A la contención de Fedra se ha respondido con una puesta en escena esencial. Según Ollé, "si la escritura es esencial, la puesta en escena debe serlo; si los personajes hablan distinto a como lo hacemos nosotros, en verso, no tendría sentido que se moviesen y se mirasen como nosotros; se da una necesaria distorsión de la naturalidad". "Somos como estatuas que hablasen", afirma Novell. "Es el texto el que se mueve. En la frialdad de la contención se produce el chispazo de la emoción". Los actores han contado con un asesor corporal, el bailarín Andrés Corchero, que ha conseguido, según Novell, "unir dos lenguajes opuestos. Es dificilísimo extender un brazo de forma contenida a la vez que dices tres páginas de monólogo... Es necesario un control absoluto del movimiento, que al principio parece algo mecánico, pero que finalmente conduce a un estado de ánimo. La obra tenga un cierto efecto hipnótico".

La academia y la escena
La versión en castellano del texto, en alejandrinos pareados, es obra de Rosa Chacel. Eduardo Mendoza y Pere Gimferrer han trabajado el texto de Chacel, "más pensado para la academia que para la escena", en palabras de Ollé, "para adaptar pequeñas cosas a la dicción escénica", explica Gimferrer. "Eduardo y yo somos grandes amigos, pero nunca habíamos trabajado juntos. En un 90% el texto es el de Rosa Chacel, apenas hemos hecho pequeños ajustes", asegura.

Una partida de ajedrez
¿Cuál es la actualidad de Fedra? Para Joan Ollé, "el constante debate entre deseo y deber". Ollé encuentra incluso un referente contemporáneo que bebe en el mito de Fedra: los ángeles de El cielo sobre Berlín, la película de Wim Wenders, sienten la misma atracción por el mundo de los mortales que sentían los dioses griegos. Y afirma que Fedra es "de una modernidad estrepitosa": "es como una partida de ajedrez entre dos grandes maestros, en la que cada pieza amenaza y está amenazada. Hay esa misma tensión, esa misma perfección en cómo se establecen las relaciones entre los personajes de la obra". Harold Bloom le echa en cara a Racine que sus personajes son demasiado abstractos. Para Ollé, "son lo suficientemente abstractos como para que todos quepamos dentro de ellos. El actor es una silueta vacía en la que debe encajar el espectador".

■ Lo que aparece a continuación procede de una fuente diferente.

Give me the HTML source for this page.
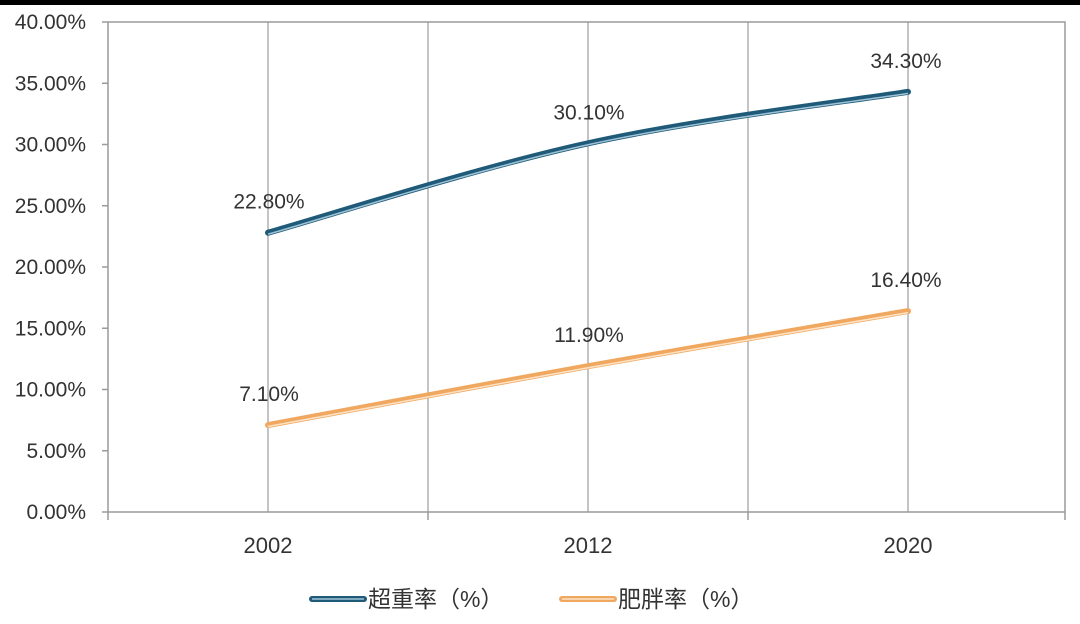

Fedra es, en definitiva, una mujer que lucha contra sí misma y sus propios dilemas morales. Una pelea de la que sólo en la versión de D’Annunzio sale triunfante. Iluminada por los focos, exclama: "Os sonríe, oh estrellas, a las puertas de la noche, Fedra inolvidable".

Vidas paralelas, por Fernando Domenech
Ahora que los franceses han descubierto a Calderón los españoles tenemos la oportunidad de descubrir a Racine. A pesar de lo que les diferencia, ambos representan mejor que ningún otro contemporáneo el fulgor y las contradicciones del Barroco. Racine nació en 1639, cuando Calderón era ya un hombre maduro. Pero el madrileño fue longevo, y durante casi 20 años coincidieron sus creaciones en los escenarios franceses y españoles. Racine era un joven de vida airada, "pícaro, traidor, ambicioso, envidioso, malvado", como lo definió Diderot. Fue acusado de envenenar a su amante y se salvó por intervención de sus poderosos protectores. Fue autor de poca obra (a diferencia del prolífico Calderón): con nueve tragedias de 1664 a 1677 se convirtió ya en vida en el clásico por excelencia del teatro francés. Su mundo dramático es de una perfección difícilmente superable. Un lenguaje preciso y de gran empaque transmite al público unas historias contadas con un ajuste perfecto a las leyes de las tres unidades. Es una construcción metódica y de una inalcanzable serenidad, como las estructuras geométricas de Calderón. Y sin embargo, en ambos late por debajo de esa superficie pulidísima un volcán de pasiones desatadas, un Etna de furiosa vehemencia.

Fedra fue la última de las grandes tragedias de Racine: después renegó del teatro, aceptó el cargo de historiador real, se casó y se reconcilió con los rigurosos jansenistas que lo había educado. Como Calderón, dedicado a sus obligaciones religiosas, pasó sus últimos años olvidado del ruido de la escena. No ha sido Racine un autor muy representado en España. Durante el XVIII los ilustrados españoles trataron de aclimatar su teatro a la escena española con poco éxito. Después, quizás sólo Unamuno lo ha leído con detenimiento. Pero nunca es tarde. Quizás ha llegado el momento de que los tersos alejandrinos de Racine suenen en la tierra de Calderón para contar esa historia del desgarro de una mujer enamorada en un mundo de insensatos guerreros.